- [WHAT IS REQUIRED] Leave out every picture. Copy exactly the lines from the one holding "Recreate this image" through the one holding "(189,276) rectangle (379,371);".

- [TASK INPUT]
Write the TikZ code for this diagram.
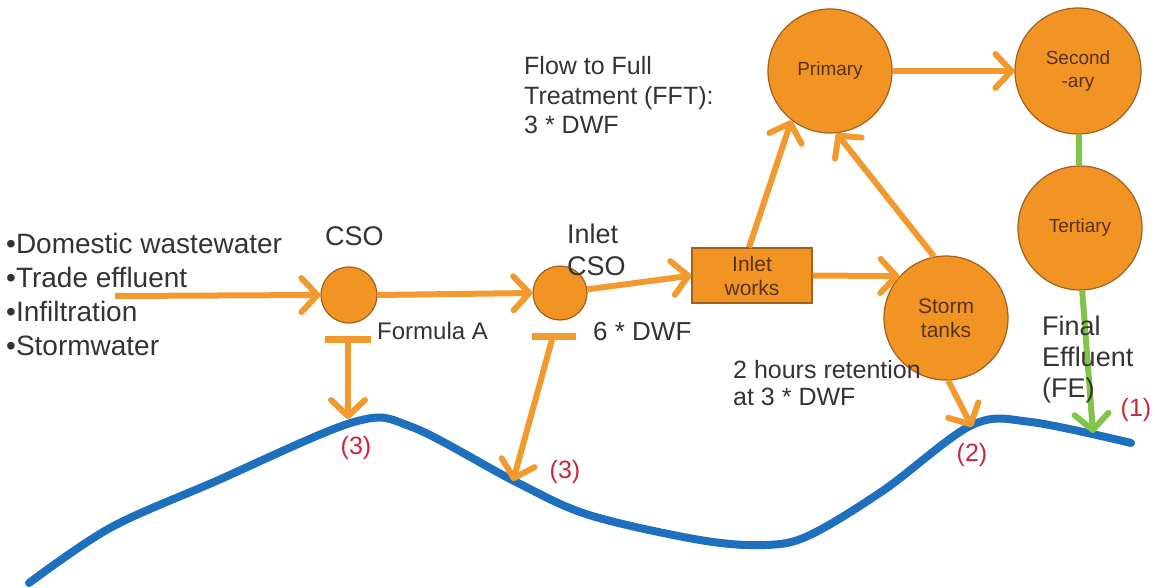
\documentclass[tikz,border=0pt]{standalone}
\usepackage{fontspec}
\setmainfont{Liberation Sans}
\usetikzlibrary{arrows.meta}
\definecolor{orangefill}{HTML}{F29423}
\definecolor{orangeline}{HTML}{F29A2E}
\definecolor{rimbrown}{HTML}{A0601E}
\definecolor{nodetext}{HTML}{553318}
\definecolor{labeltext}{HTML}{333333}
\definecolor{redlabel}{HTML}{C8283C}
\definecolor{riverblue}{HTML}{1E70BE}
\definecolor{effgreen}{HTML}{82C447}
\tikzset{
  flow/.style={draw=orangeline, line width=6pt,
    -{Straight Barb[length=16pt,width=34pt,round]}},
  weir/.style={draw=orangeline, line width=7pt},
  unit/.style={circle, fill=orangefill, draw=rimbrown, line width=1.2pt,
    inner sep=0pt, text=nodetext, align=center},
  works/.style={rectangle, fill=orangefill, draw=rimbrown, line width=1.2pt,
    inner sep=0pt, text=nodetext, align=center,
    font=\fontsize{21}{24}\selectfont},
  lbl/.style={text=labeltext, inner sep=0pt, align=left, anchor=base west},
  num/.style={text=redlabel, inner sep=0pt, font=\fontsize{25}{28}\selectfont},
}
\begin{document}
\begin{tikzpicture}[x=1pt, y=-1pt]
\useasboundingbox (0,0) rectangle (1155,588);

% treatment units
\node[unit, minimum size=56] (cso) at (349,295) {};
\node[unit, minimum size=54] (icso) at (560,293) {};
\node[works, minimum width=120, minimum height=55] (inlet) at (752,275.5) {Inlet\\works};
\node[unit, minimum size=124, font=\fontsize{21}{24}\selectfont] (storm) at (946,318) {Storm\\tanks};
\node[unit, minimum size=124, font=\fontsize{19}{23}\selectfont] (primary) at (830,71) {Primary};
\node[unit, minimum size=126, font=\fontsize{19}{23}\selectfont] (second) at (1078,71) {Second\\-ary};
\node[unit, minimum size=124, font=\fontsize{19}{23}\selectfont] (tert) at (1080,228) {Tertiary};

% the receiving river
\draw[riverblue, line width=8pt, line cap=round]
  plot[smooth, tension=0.55] coordinates {(29,583) (110,528) (214,482) (354,422) (412,427)
    (516,482) (589,515) (700,540) (766,545) (810,535) (884,490) (972,425) (1031,422) (1131,443)};

% discharge points on the river
\coordinate (src) at (115,296);
\coordinate (w1l) at (325,339);
\coordinate (w1r) at (371,339);
\coordinate (w1) at (348,339);
\coordinate (r3a) at (348,419);
\coordinate (w2l) at (532,336);
\coordinate (w2r) at (576,336);
\coordinate (w2) at (553,336);
\coordinate (r3b) at (513,481);
\coordinate (r2) at (972,427);
\coordinate (r1) at (1093,433);

% flows
\draw[flow] (src) -- (cso.west);
\draw[flow] (cso.east) -- (icso.west);
\draw[flow] (icso) -- (inlet.west);
\draw[flow] (inlet.east) -- (storm.138);
\draw[flow] ([xshift=-3pt]inlet.north) -- (primary.-128);
\draw[flow] (storm.101) -- (primary.-84);
\draw[flow] (primary) -- (second);
\draw[flow] (storm.-88) -- (r2);
\draw[effgreen, line width=6pt] (second) -- (tert);
\draw[flow, draw=effgreen] (tert.-88) -- (r1);

% overflow weirs
\draw[weir] (w1l) -- (w1r);
\draw[flow] (w1) -- (r3a);
\draw[weir] (w2l) -- (w2r);
\draw[flow] (w2) -- (r3b);

% text labels (anchored at the baseline of their last line)
\node[lbl, font=\fontsize{28}{34}\selectfont] (inputs) at (6,355)
  {•Domestic wastewater\\•Trade effluent\\•Infiltration\\•Stormwater};
\node[lbl, font=\fontsize{27}{34}\selectfont] (csolbl) at (325,245) {CSO};
\node[lbl, font=\fontsize{27}{32}\selectfont] (icsolbl) at (567,275) {Inlet\\CSO};
\node[lbl, font=\fontsize{24}{28}\selectfont] (forma) at (377,339) {Formula A};
\node[lbl, font=\fontsize{26}{28}\selectfont] (sixdwf) at (593,340) {6 * DWF};
\node[lbl, font=\fontsize{25}{29.5}\selectfont] (fft) at (524,134)
  {Flow to Full\\Treatment (FFT):\\3 * DWF};
\node[lbl, font=\fontsize{25}{27}\selectfont] (ret) at (733,405)
  {2 hours retention\\at 3 * DWF};
\node[lbl, font=\fontsize{27}{31}\selectfont] (fe) at (1042,397)
  {Final\\Effluent\\(FE)};

\node[num] (n1) at (1136,410) {(1)};
\node[num] (n2) at (972,455) {(2)};
\node[num] (n3a) at (356,448) {(3)};
\node[num] (n3b) at (565,472) {(3)};
\end{tikzpicture}
\end{document}
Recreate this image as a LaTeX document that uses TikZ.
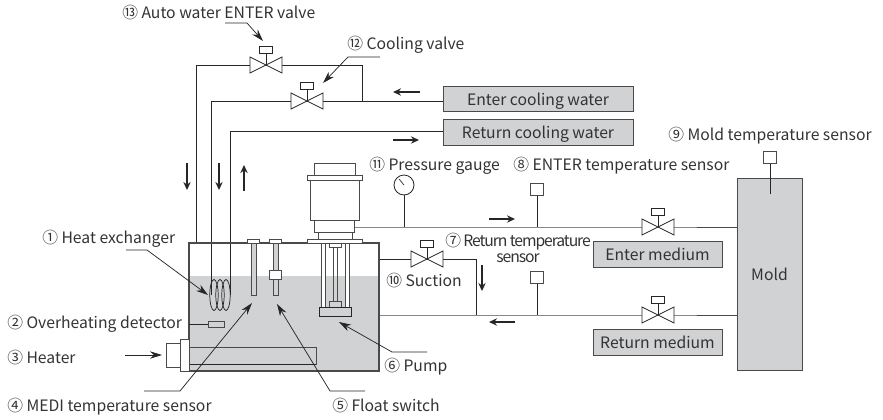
\documentclass[tikz,border=0pt]{standalone}
\usepackage{fontspec}
\setmainfont{Noto Sans CJK JP}
\usetikzlibrary{arrows.meta}
\definecolor{linegray}{HTML}{4A4A4A}
\definecolor{txtgray}{HTML}{333333}
\definecolor{fillgray}{HTML}{D1D2D4}
\tikzset{
    lbl/.style={anchor=west, inner sep=0pt, text=txtgray, text height=10.5pt, text depth=0.5pt, font=\fontsize{11.8}{13}\selectfont},
    boxlbl/.style={draw=linegray, fill=fillgray, inner sep=0pt, text=txtgray, text height=10.5pt, text depth=0.5pt, font=\fontsize{11.8}{13}\selectfont},
    pipe/.style={draw=linegray, line width=0.75pt},
    thin pipe/.style={draw=black!85, line width=0.6pt},
    part/.style={draw=linegray, line width=0.75pt, fill=white},
    flow/.style={-{Stealth[length=6pt,width=5.5pt]}, line width=1.1pt, draw=black!85},
    leader/.style={-{Stealth[length=9pt,width=5.5pt]}, line width=0.55pt, draw=black!85},
    valve/.pic={
        \draw[draw=black!85, line width=0.55pt, fill=white] (-16,-8)--(16,8)--(16,-8)--(-16,8)--cycle;
        \draw[draw=black!85, line width=0.55pt] (0,0)--(0,-12);
        \draw[draw=black!85, line width=0.55pt, fill=white] (-6.5,-12) rectangle (6.5,-19);
    },
    sensor/.pic={
        \draw[part] (-6.5,0) rectangle (6.5,-12);
    }
}

\begin{document}
\begin{tikzpicture}[x=0.75pt,y=-0.75pt]
    \useasboundingbox (0,0) rectangle (883,419);
    % water in the tank
    \fill[fillgray] (189,276) rectangle (379,371);

    % valves and sensors
    \coordinate (v13) at (266,65);
    \coordinate (v12) at (307,101);
    \coordinate (v10) at (427,259);
    \coordinate (vin) at (658,227);
    \coordinate (vout) at (658,315);
    \coordinate (senin) at (537,195);
    \coordinate (senout) at (537,283);
    \coordinate (senmold) at (770,163);
    \coordinate (gauge) at (404,195);
    \coordinate (tankbr) at (379,315);

    % boxes
    \node[boxlbl, minimum width=142.5pt, minimum height=18.75pt] (enterw) at (538,98.5) {Enter cooling water};
    \node[boxlbl, minimum width=142.5pt, minimum height=19.5pt] (returnw) at (538,132) {Return cooling water};
    \node[boxlbl, minimum width=96.75pt, minimum height=19.5pt] (enterm) at (657.5,254) {Enter medium};
    \node[boxlbl, minimum width=96.75pt, minimum height=19.5pt] (returnm) at (657.5,342) {Return medium};
    \node[boxlbl, minimum width=48.75pt, minimum height=144pt] (mold) at (769.5,274) {Mold};

    % cooling water pipes
    \draw[thin pipe] (196,243) |- (362,65) |- (v12);
    \draw[thin pipe] (211,295) |- (enterw.west |- v12);
    \draw[thin pipe] (230,295) |- (returnw.west |- 0,131);
    \foreach \cx in {214,220,226}
        \draw[draw=black!85, line width=0.55pt] (\cx,295) ellipse (4.2 and 15.5);

    % medium pipes
    \draw[pipe] (355,227) -- (vin) -- (vin -| mold.west);
    \draw[pipe] (tankbr) -- (vout) -- (vout -| mold.west);
    \draw[thin pipe] (tankbr |- v10) -- (476,259) -- (476,315);
    \draw[thin pipe] (senin) -- (senin |- vin);
    \draw[thin pipe] (senout) -- (senout |- vout);
    \draw[thin pipe] (senmold) -- (770,194);
    \draw[thin pipe] (gauge) -- (gauge |- vin);

    % tank
    \draw[draw=linegray, line width=0.9pt] (189,243) rectangle (379,371);
    \draw[pipe] (189,347) rectangle (316,364);
    \draw[thin pipe] (189,364) -- (316,364);
    \draw[part] (180,339) rectangle (189,371);
    \draw[part] (166,343) rectangle (180,367);
    \draw[thin pipe] (189,324) -- (208,324);
    \draw[draw=linegray, line width=0.75pt, fill=fillgray] (208,321) rectangle (224,327);

    % probe and float switch
    \draw[part] (247,239) rectangle (259,243);
    \draw[draw=linegray, line width=0.75pt, fill=fillgray] (251,243) rectangle (256,295);
    \draw[part] (269,239) rectangle (281,243);
    \draw[draw=linegray, line width=0.75pt, fill=fillgray] (273,243) rectangle (278,295);
    \draw[part] (269,270) rectangle (281,279);

    % pump
    \draw[part] (314,163) rectangle (355,175);
    \draw[part] (310,180) rectangle (359,220);
    \draw[part] (307,175) rectangle (362,180);
    \draw[part] (314,220) rectangle (354,232);
    \draw[part] (318,232) rectangle (352,239);
    \draw[part] (307,239) rectangle (362,243);
    \foreach \xa/\xb in {321/325,345/349}
        \draw[draw=linegray, line width=0.75pt, fill=white] (\xa,243) rectangle (\xb,308);
    \draw[draw=linegray, line width=0.75pt] (333,247) rectangle (337,301);
    \draw[part] (329,243) rectangle (341,247);
    \draw[draw=linegray, line width=0.75pt, fill=fillgray] (329,301) rectangle (341,307);
    \draw[draw=black!85, line width=0.6pt, fill=fillgray] (319,307) rectangle (351,316);

    % gauge
    \draw[draw=black!85, line width=0.6pt, fill=white] (404,185) circle (10);
    \draw[draw=black!85, line width=0.5pt] (404,185) -- (399,179);

    \pic at (v13) {valve};
    \pic at (v12) {valve};
    \pic at (v10) {valve};
    \pic at (vin) {valve};
    \pic at (vout) {valve};
    \pic at (senin) {sensor};
    \pic at (senout) {sensor};
    \pic at (senmold) {sensor};

    % flow arrows
    \draw[flow] (420,92) -- (393,92);
    \draw[flow] (393,140) -- (419,140);
    \draw[flow] (187,163) -- (187,190);
    \draw[flow] (219,163) -- (219,190);
    \draw[flow] (244,191) -- (244,165);
    \draw[flow] (489,219) -- (515,219);
    \draw[flow] (515,322) -- (489,322);
    \draw[flow] (482,265) -- (482,291);

    % leaders
    \draw[leader] (225,23) -- (247,23) -- (263,41);
    \draw[leader] (380,57) -- (348,57) -- (323,83);
    \draw[leader] (126,250) -- (147,250) -- (208,295);
    \draw[leader] (144,391) -- (180,391) -- (252,303);
    \draw[leader] (365,391) -- (330,391) -- (277,304);
    \draw[leader] (427,352) -- (392,352) -- (339,322);
    \draw[leader] (125,355) -- (162,355);

    % labels
    \node[lbl] (l13) at (122,12) {⑬ Auto water ENTER valve};
    \node[lbl] (l12) at (347,43) {⑫ Cooling valve};
    \node[lbl] (l1) at (42,237) {① Heat exchanger};
    \node[lbl] (l2) at (7,322) {② Overheating detector};
    \node[lbl] (l3) at (7,357) {③ Heater};
    \node[lbl] (l4) at (7,405) {④ MEDI temperature sensor};
    \node[lbl] (l5) at (332,405) {⑤ Float switch};
    \node[lbl] (l6) at (384,365) {⑥ Pump};
    \node[lbl, align=center, text height=, text depth=, font=\fontsize{11.8}{12}\selectfont\addfontfeature{LetterSpace=-7}] (l7) at (445,248) {⑦ Return temperature\\ sensor};
    \node[lbl] (l8) at (513,164) {⑧ ENTER temperature sensor};
    \node[lbl] (l9) at (668,134) {⑨ Mold temperature sensor};
    \node[lbl] (l10) at (386,280) {⑩ Suction};
    \node[lbl] (l11) at (369,164) {⑪ Pressure gauge};
\end{tikzpicture}
\end{document}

- [SOLUTION FOR THIS PROBLEM]
Recreate this image as a LaTeX document that uses TikZ.
\documentclass[tikz,border=0pt]{standalone}
\usepackage{fontspec}
\setmainfont{Noto Sans CJK JP}
\usetikzlibrary{arrows.meta}
\definecolor{linegray}{HTML}{4A4A4A}
\definecolor{txtgray}{HTML}{333333}
\definecolor{fillgray}{HTML}{D1D2D4}
\tikzset{
    lbl/.style={anchor=west, inner sep=0pt, text=txtgray, text height=10.5pt, text depth=0.5pt, font=\fontsize{11.8}{13}\selectfont},
    boxlbl/.style={draw=linegray, fill=fillgray, inner sep=0pt, text=txtgray, text height=10.5pt, text depth=0.5pt, font=\fontsize{11.8}{13}\selectfont},
    pipe/.style={draw=linegray, line width=0.75pt},
    thin pipe/.style={draw=black!85, line width=0.6pt},
    part/.style={draw=linegray, line width=0.75pt, fill=white},
    flow/.style={-{Stealth[length=6pt,width=5.5pt]}, line width=1.1pt, draw=black!85},
    leader/.style={-{Stealth[length=9pt,width=5.5pt]}, line width=0.55pt, draw=black!85},
    valve/.pic={
        \draw[draw=black!85, line width=0.55pt, fill=white] (-16,-8)--(16,8)--(16,-8)--(-16,8)--cycle;
        \draw[draw=black!85, line width=0.55pt] (0,0)--(0,-12);
        \draw[draw=black!85, line width=0.55pt, fill=white] (-6.5,-12) rectangle (6.5,-19);
    },
    sensor/.pic={
        \draw[part] (-6.5,0) rectangle (6.5,-12);
    }
}

\begin{document}
\begin{tikzpicture}[x=0.75pt,y=-0.75pt]
    \useasboundingbox (0,0) rectangle (883,419);
    % water in the tank
    \fill[fillgray] (189,276) rectangle (379,371);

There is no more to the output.